La Cour de cassation a confirmé que tout jugement ou arrêt doit contenir des motifs propres à justifier la décision. Il n'en est pas ainsi lorsque, pour calculer les pénalités applicables à un prévenu en fonction des quantités de vins qu'il a falsifiées et transformées de la sorte en dilutions alcooliques, une cour d'appel, après avoir rejeté - au seul motif que l'intéressé est revenu sur ses aveux - le chiffre retenu par l'Administration eu égard aux aveux du prévenu, énonce qu'il apparaît normal de limiter les pénalités au volume (bien inférieur) des vins sur lesquels ont porté les constatations matérielles des agents. Ces énonciations se bornent en effet à constater la rétractation du prévenu sans en apprécier ni en discuter la valeur. En outre, elle ne font pas ressortir les éléments sur lesquels la Cour d'appel s'est fondée pour retenir une quantité qui ne correspond pas à celle évaluée par l'Administration sur la base des propres déclarations de l'intéressé (Cass. crim. 13 mai 1975 RJCI, 1975, p. 113).

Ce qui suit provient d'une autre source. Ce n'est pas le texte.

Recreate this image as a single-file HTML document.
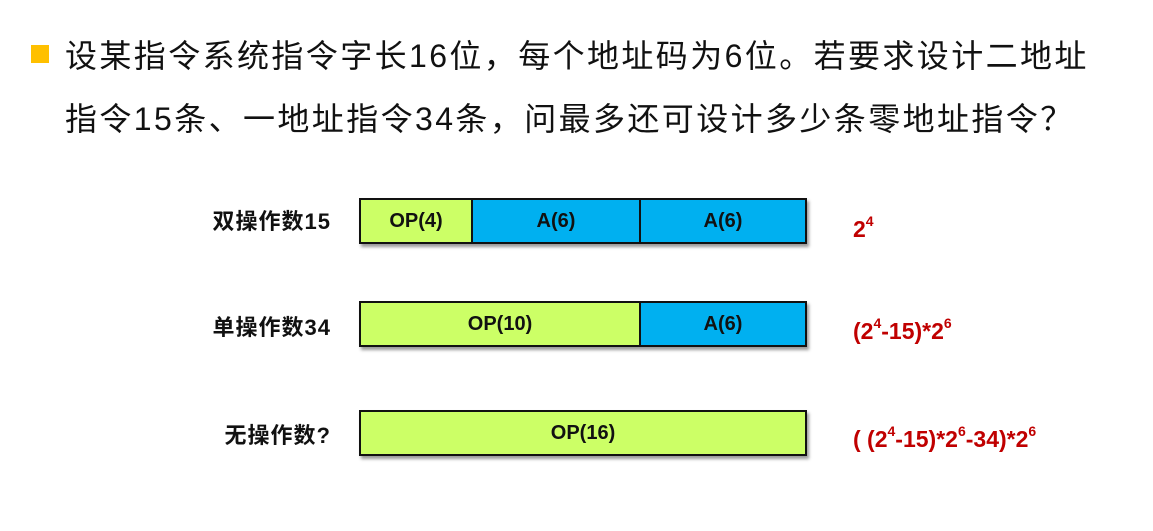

  C. TAUX DE LA PENALITE PROPORTIONNELLE


a. Règles générales

16En substituant aux pénalités à taux fixe du quintuple droit ou de la valeur une pénalité proportionnelle comprise entre un minimum et un maximum le législateur a entendu conférer au juge un pouvoir d'appréciation quant à la gravité de l'infraction et la responsabilité de son auteur.

Désormais, le juge peut déterminer librement le montant de la pénalité entre les deux limites légales de une à trois fois les droits fraudés ou compromis (ou la valeur des objets sur lesquels a porté la fraude).

b. Exceptions

17 Récidive. En cas de récidive, le taux maximal de la pénalité proportionnelle prévue aux articles 1791, 1793 A, 1794, 1795, 1797 et 1804 du CGI est doublé et le juge prononce une sanction comprise entre une et six fois le montant des droits fraudés (ou compromis) ou de la valeur (CGI, art. 1804 A).

Sur la récidive cf. E 224, n°s 3 et suivants.